How to Write Historical Crime Fiction

how-to-write-a-historical-crime-novel

William Shaw, author of the historical mystery series Breen and Tozer, which is set in London in the late 1960s. We asked him for his advice about how to write a historical crime novel.

 

1. Research.

Obviously. It wouldn’t be a historical novel if you didn’t. Inevitably, though, you will find you do two chunks of research. You can’t begin to write a word without immersing yourself in your era. But be prepared to start the research over once you’ve finished. After 100,000 words or so, you’ll have more questions than you started with.

However, unlike at the start, when you’re just wallowing in piles of history books, now your questions will be ultra-specific. Like, how long would it take to drive across London in 1968? What coins did London phone boxes take? Once you have specific questions, you can call up real experts, and you know what? They won’t mind at all; in fact, that’s where the real fun starts.

For A Song for the Brokenhearted, I had found a naturalist who could tell me about British wildlife in 1964. And when I found my expert, it was like they had waited for years for someone to come up with that topic.

2. Embrace the known unknowns.

The juiciest bits are the bits between the facts. History leaves holes; this is where you play. There’s not much in the way of a record of Thomas Cromwell’s childhood, so Hilary Mantel was free to make it up in Wolf Hall. Whatever your era, the language of the common person is probably only sketchily recorded, so you’ll have to imagine what they said and how they said it.

3. … but beware the unknown unknowns.

Some of the assumptions you thoughtlessly make will turn out to be plain wrong. When I wrote my first draft of She’s Leaving Home, I had Constable Helen Tozer driving a police car all the way through the book. Luckily, my recent historical past features people who are still alive. I met a couple of women who had served in Tozer’s police division in London in 1968; when I ran the plot back to them they were fine, until I reached the bit about the driving. They looked at me like I was insane. “Oh no. Policewomen didn’t drive cars, then.” Really? Ok. Major redraft.
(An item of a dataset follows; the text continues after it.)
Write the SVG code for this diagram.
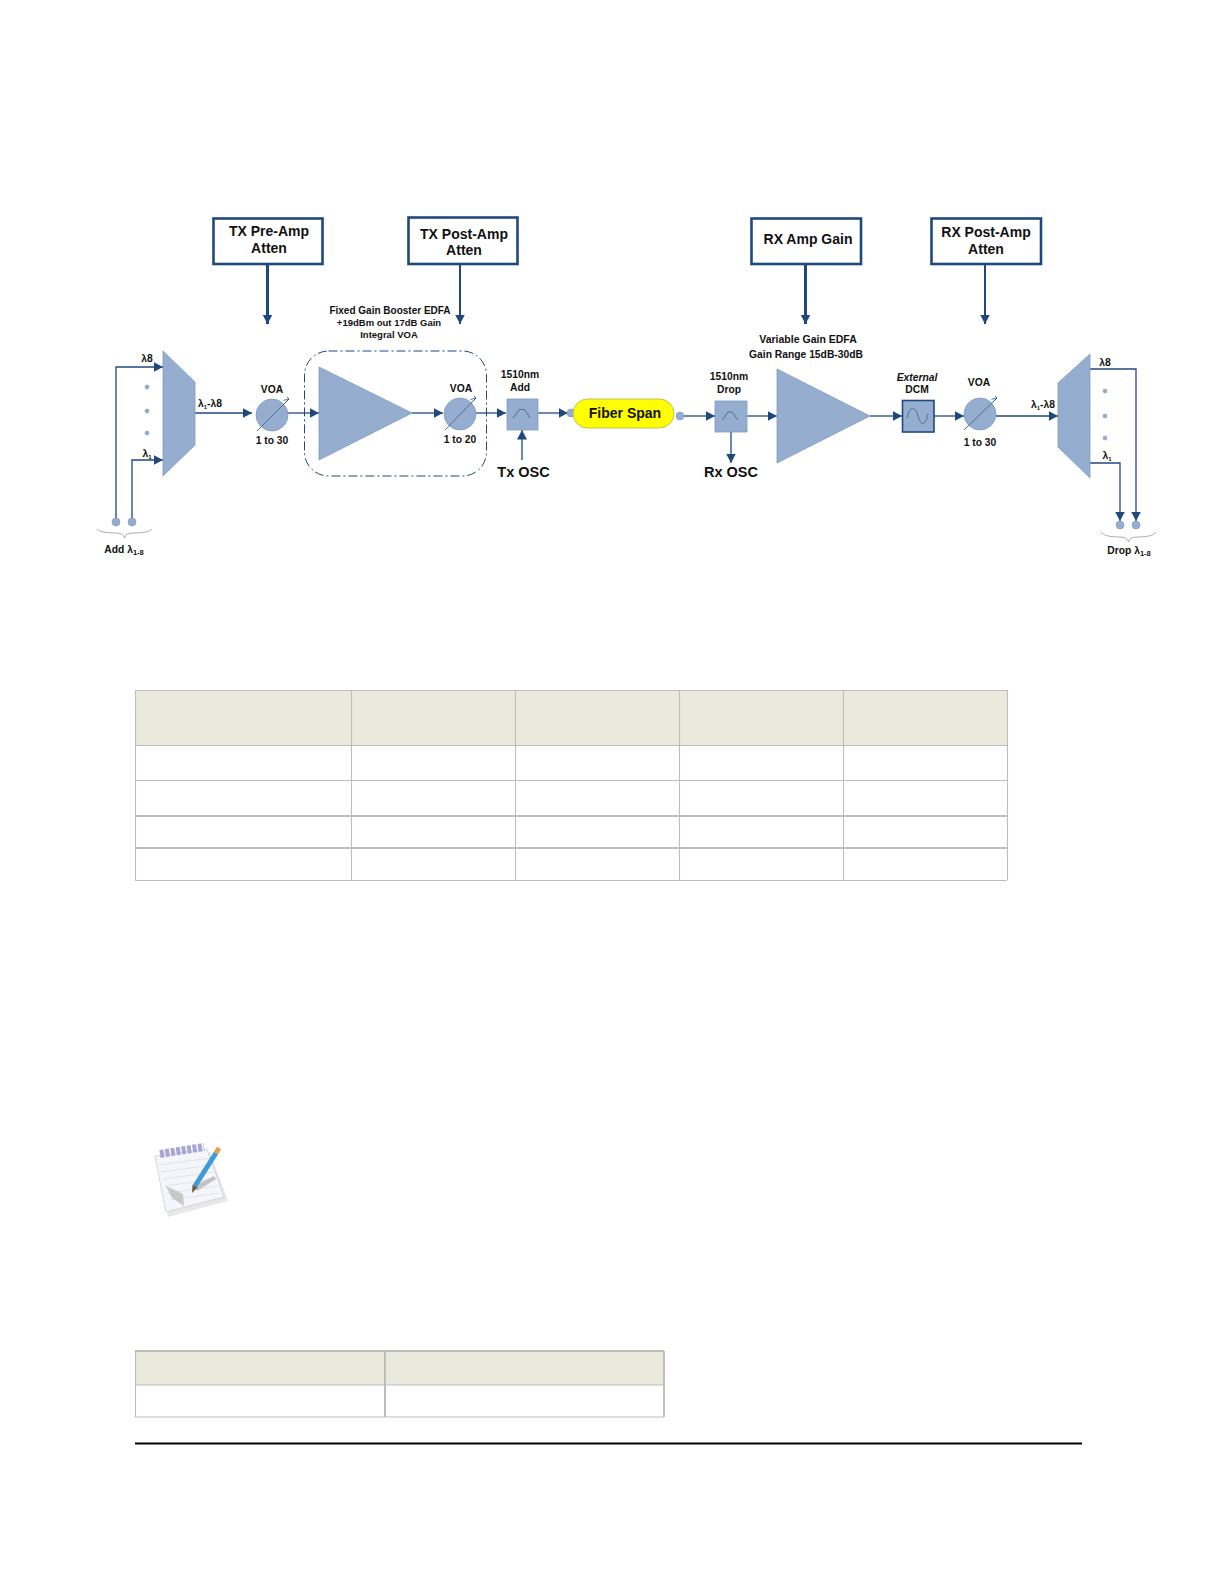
<svg xmlns="http://www.w3.org/2000/svg" width="1224" height="1584" viewBox="0 0 1224 1584">
<style>
text{font-family:"Liberation Sans",Arial,sans-serif;font-weight:bold;fill:#111;text-anchor:middle}
.t14{font-size:14px}.t15{font-size:14.500px}.t10{font-size:10.300px}.t9{font-size:10px}
.box{fill:#fff;stroke:#1f497d;stroke-width:2.6}
.sh{fill:#95aed0;stroke:#7e9ac2;stroke-width:.8}
.l{fill:none;stroke:#1f497d;stroke-width:1.3}
.lt{fill:none;stroke:#1f497d;stroke-width:3}
.lm{fill:none;stroke:#1f497d;stroke-width:2}
.dot{fill:#95aed0;stroke:#7e9ac2;stroke-width:.6}
.g{fill:none;stroke:#526d91;stroke-width:1}
.brace{fill:none;stroke:#999;stroke-width:.8}
.cell{fill:none;stroke:#bdbdbd;stroke-width:1.100}
.hd{fill:#e9eadb}
</style>
<defs>
<marker id="a" markerUnits="userSpaceOnUse" markerWidth="11" markerHeight="11" refX="9.500" refY="5.500" orient="auto"><path d="M0 .5L9.500 5.500L0 10.500Z" fill="#1f497d"/></marker>
<marker id="s" markerUnits="userSpaceOnUse" markerWidth="6" markerHeight="6" refX="5" refY="3" orient="auto"><path d="M0 0L5 3M0 3H5M5 3V0" fill="none" stroke="#1f497d" stroke-width=".7"/></marker>
</defs>
<rect width="1224" height="1584" fill="#fff"/>

<g id="connectors">
<path class="lt" d="M267.500 264V324" marker-end="url(#a)"/>
<path class="lm" d="M460 264V324" marker-end="url(#a)"/>
<path class="lt" d="M805.500 264V324" marker-end="url(#a)"/>
<path class="lm" d="M985 264V324" marker-end="url(#a)"/>
<path class="l" d="M116 520V367H163" marker-end="url(#a)"/>
<path class="l" d="M132 520V460H163" marker-end="url(#a)"/>
<path class="l" d="M195 413H252" marker-end="url(#a)"/>
<path class="l" d="M288 413H319" marker-end="url(#a)"/>
<path class="l" d="M412 413H443" marker-end="url(#a)"/>
<path class="l" d="M475 413H506" marker-end="url(#a)"/>
<path class="l" d="M538 413H568" marker-end="url(#a)"/>
<path class="l" d="M522 460V430" marker-end="url(#a)"/>
<path class="l" d="M684 416H715" marker-end="url(#a)"/>
<path class="l" d="M747 416H777" marker-end="url(#a)"/>
<path class="l" d="M731 432V463" marker-end="url(#a)"/>
<path class="l" d="M870 416H902" marker-end="url(#a)"/>
<path class="l" d="M934 416H964" marker-end="url(#a)"/>
<path class="l" d="M996 416H1058" marker-end="url(#a)"/>
<path class="l" d="M1090 369H1136V521" marker-end="url(#a)"/>
<path class="l" d="M1090 463H1120V521" marker-end="url(#a)"/>
</g>

<g id="tx-pre-amp"><rect class="box" x="213.500" y="218.500" width="109" height="45.500"/><text class="t14" x="269" y="236">TX Pre-Amp</text><text class="t14" x="269" y="253">Atten</text></g>
<g id="tx-post-amp"><rect class="box" x="408.500" y="217.500" width="109" height="46.500"/><text class="t14" x="464" y="239">TX Post-Amp</text><text class="t14" x="464" y="255">Atten</text></g>
<g id="rx-amp-gain"><rect class="box" x="751.500" y="218.500" width="109.500" height="45.500"/><text class="t14" x="808" y="244">RX Amp Gain</text></g>
<g id="rx-post-amp"><rect class="box" x="931.500" y="218.500" width="109.500" height="45.500"/><text class="t14" x="986" y="237">RX Post-Amp</text><text class="t14" x="986" y="254">Atten</text></g>

<g id="add-mux"><polygon class="sh" points="163,351 195,382 195,445 163,476"/>
<circle class="dot" cx="147" cy="387" r="2"/><circle class="dot" cx="147" cy="411" r="2"/><circle class="dot" cx="147" cy="433" r="2"/>
<text class="t10" x="147" y="362">λ8</text><text class="t10" x="147" y="457">λ<tspan font-size="6" dy="1.500">1</tspan></text><text class="t10" x="210" y="407">λ<tspan font-size="6" dy="1.500">1</tspan><tspan dy="-1.500">-λ8</tspan></text></g>
<g id="add-ports"><circle class="dot" cx="116" cy="522" r="4"/><circle class="dot" cx="132" cy="522" r="4"/>
<path class="brace" d="M97 529Q100 533 115 533Q124 533 124.500 538Q125 533 134 533Q149 533 152 529"/>
<text class="t10" x="124" y="553">Add λ<tspan font-size="7.500" dy="1.500">1-8</tspan></text></g>

<g id="voa-1"><circle class="sh" cx="272" cy="415" r="16"/><path class="g" d="M257 431L289 399" marker-end="url(#s)"/><text class="t10" x="272" y="393">VOA</text><text class="t10" x="272" y="444">1 to 30</text></g>

<g id="booster-edfa"><text class="t9" x="390" y="314">Fixed Gain Booster EDFA</text><text class="t9" x="389" y="326" font-size="9.500" style="font-size:9.500px">+19dBm out  17dB Gain</text><text class="t9" style="font-size:9.500px" x="389" y="338">Integral VOA</text>
<rect x="304.500" y="351" width="182" height="125" rx="24" fill="none" stroke="#1f497d" stroke-width="1" stroke-dasharray="9 3 2 3"/>
<polygon class="sh" points="319,367 412,413 319,460"/></g>
<g id="voa-2"><circle class="sh" cx="460" cy="414" r="16"/><path class="g" d="M445 430L476 398" marker-end="url(#s)"/><text class="t10" x="461" y="392">VOA</text><text class="t10" x="460" y="443">1 to 20</text></g>

<g id="add-filter"><rect class="sh" x="507" y="399" width="31" height="31" stroke="#1f497d"/><path class="g" d="M513 418L519.500 409.500H524.500L530 418"/><text class="t10" x="520" y="378">1510nm</text><text class="t10" x="520" y="391">Add</text></g>
<g id="tx-osc"><text class="t15" x="523.500" y="477">Tx OSC</text></g>

<g id="fiber-span"><circle class="dot" cx="571" cy="413" r="4"/><circle class="dot" cx="680" cy="416" r="4"/><rect x="573" y="399" width="101" height="29" rx="14.500" fill="#ffff00" stroke="#b5b050" stroke-width=".8"/><text class="t14" x="625" y="418">Fiber Span</text></g>

<g id="drop-filter"><rect class="sh" x="715" y="401" width="32" height="31" stroke="#1f497d"/><path class="g" d="M722.500 420L728 412H732L738 420"/><text class="t10" x="729" y="380">1510nm</text><text class="t10" x="729" y="393">Drop</text></g>
<g id="rx-osc"><text class="t15" x="731" y="477">Rx OSC</text></g>

<g id="rx-edfa"><text class="t10" style="font-size:10.500px" x="808" y="343">Variable Gain EDFA</text><text class="t10" x="806" y="358">Gain Range 15dB-30dB</text><polygon class="sh" points="777,369 870,416 777,463"/></g>

<g id="dcm"><rect x="902.500" y="400.500" width="31.500" height="31.500" fill="#95aed0" stroke="#1f497d" stroke-width="1.600"/><path class="g" d="M907 418C910 405 915 406 918 416C921 426 925 427 928 414"/><text class="t10" font-style="italic" x="917" y="381">External</text><text class="t10" x="917" y="393">DCM</text></g>
<g id="voa-3"><circle class="sh" cx="980" cy="414" r="16"/><path class="g" d="M964 430L997 398" marker-end="url(#s)"/><text class="t10" x="979" y="386">VOA</text><text class="t10" x="980" y="446">1 to 30</text></g>

<g id="drop-mux"><polygon class="sh" points="1058,383 1090,354 1090,478 1058,447"/>
<circle class="dot" cx="1105" cy="391" r="2"/><circle class="dot" cx="1105" cy="416" r="2"/><circle class="dot" cx="1105" cy="438" r="2"/>
<text class="t10" x="1105" y="366">λ8</text><text class="t10" x="1107" y="459">λ<tspan font-size="6" dy="1.500">1</tspan></text><text class="t10" x="1043" y="408">λ<tspan font-size="6" dy="1.500">1</tspan><tspan dy="-1.500">-λ8</tspan></text></g>
<g id="drop-ports"><circle class="dot" cx="1120" cy="525" r="4"/><circle class="dot" cx="1136" cy="525" r="4"/>
<path class="brace" d="M1101 532Q1104 537 1119 537Q1128 537 1128.500 542Q1129 537 1138 537Q1153 537 1156 532"/>
<text class="t10" x="1129" y="554">Drop λ<tspan font-size="7.500" dy="1.500">1-8</tspan></text></g>

<g id="table-1">
<rect class="hd" x="135" y="690" width="872" height="55"/>
<path class="cell" d="M135 690.500H1007M135 745.500H1007M135 780.500H1007M135 880.500H1007M135.500 690V880M351.500 690V880M515.500 690V880M679.500 690V880M843.500 690V880M1007.500 690V880"/>
<path class="cell" style="stroke-width:2" d="M135 816H1007M135 848H1007"/>
</g>

<g id="note-icon">
<polygon points="156,1160 210,1152 228,1201 168,1217" fill="#d8d8d8" opacity=".6"/>
<polygon points="155,1156 207,1149 224,1197 166,1212" fill="#f5f6fb" stroke="#ccced8" stroke-width=".8"/>
<path d="M159 1165L210 1158M161 1172L212 1165M163 1179L214 1172M165 1186L216 1179M167 1193L218 1186M169 1200L220 1193" stroke="#dadeea" stroke-width=".8" fill="none"/>
<path d="M160 1154L204 1147" stroke="#a9a4d6" stroke-width="8" stroke-dasharray="4 1.500" fill="none"/>
<polygon points="166,1186 183,1194 184,1206 172,1198" fill="#c8c8c8"/>
<polygon points="194,1186 214,1176 216,1179 197,1191" fill="#c2c2c2"/>
<path d="M216 1153L195 1186" stroke="#3f9ad6" stroke-width="5" fill="none"/>
<path d="M219 1148L216 1153" stroke="#e2a24a" stroke-width="5" fill="none"/>
<polygon points="192.500,1184.500 197.500,1187.500 192,1193" fill="#6b5a4a"/>
</g>

<g id="table-2">
<rect class="hd" x="135" y="1351" width="529" height="34"/>
<path class="cell" d="M135 1385H664M135 1417H664M135.500 1351V1417"/>
<path class="cell" style="stroke-width:2" d="M135 1351H664M385 1351V1417M664 1351V1417"/>
</g>
<path id="bottom-rule" d="M135 1443.500H1082" stroke="#000" stroke-width="1.800" fill="none"/>
</svg>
You might have your characters in a 12th-century European novel sitting down to breakfast before going to work in the fields, as Ken Follett does in Pillars of the Earth. Most people won’t notice, but all it takes is one person who knows that wouldn’t have happened… (Confession: I only know this is wrong because a disappointed historian pointed it out in a review).

4. Wear your knowledge lightly.

Just because you have spent days researching the Victorian sewer system doesn’t mean you have to inflict everything you know on your reader. It is enough for them to get a sense of what Victorian London smelled like. As in any fiction, the only detail that is relevant is the stuff that enhances theme, characterization and plot. Everything else is showing off.

George MacDonald Fraser, writer of the brilliant Flashman books, tucked his knowledge into footnotes that were so well-written, they were as entertaining as the text itself. And then there’s the language. Yes, it’s good to use words and phrases that remind you of a period, but verily, don’t over-egg ye pudding.

5. You must have a time traveler in your cast list.

Finally, the single most important thing is… you must have a time traveler in your cast list. Let me explain. If crime fiction is a type of morality play—as I think it always is—then historical crime exists in a really, really weird moral universe. How do you begin to reconcile the wacky beliefs of the age you are writing about with our liberal modern present? How are you going to cope with a world in which your even your best characters must presumably think that, say, slavery is perfectly normal, that women should have no rights of their own, and that homosexuality is utter depravity?

The trick is that somebody in your book—usually a narrator figure—is not really from that time at all. This is a hell of a thing to pull off. C.J. Sansom manages it brilliantly with his narrator Shardlake. Shardlake shares our revulsion with the cruelty and religious zealotry of his time, because he is like us. Shardlake is disabled and his outsider status has, over the years, forced him to see the world differently.

In my Breen and Tozer series, it’s not the narrator, but the sidekick who is out of her own time. Breen is more or less of his age. It’s his loud, rock music-loving Tozer who represents our point of view, challenging his post-war preconceptions of how the world ought to be. The trick is to find that character, and if you can, you’re halfway there.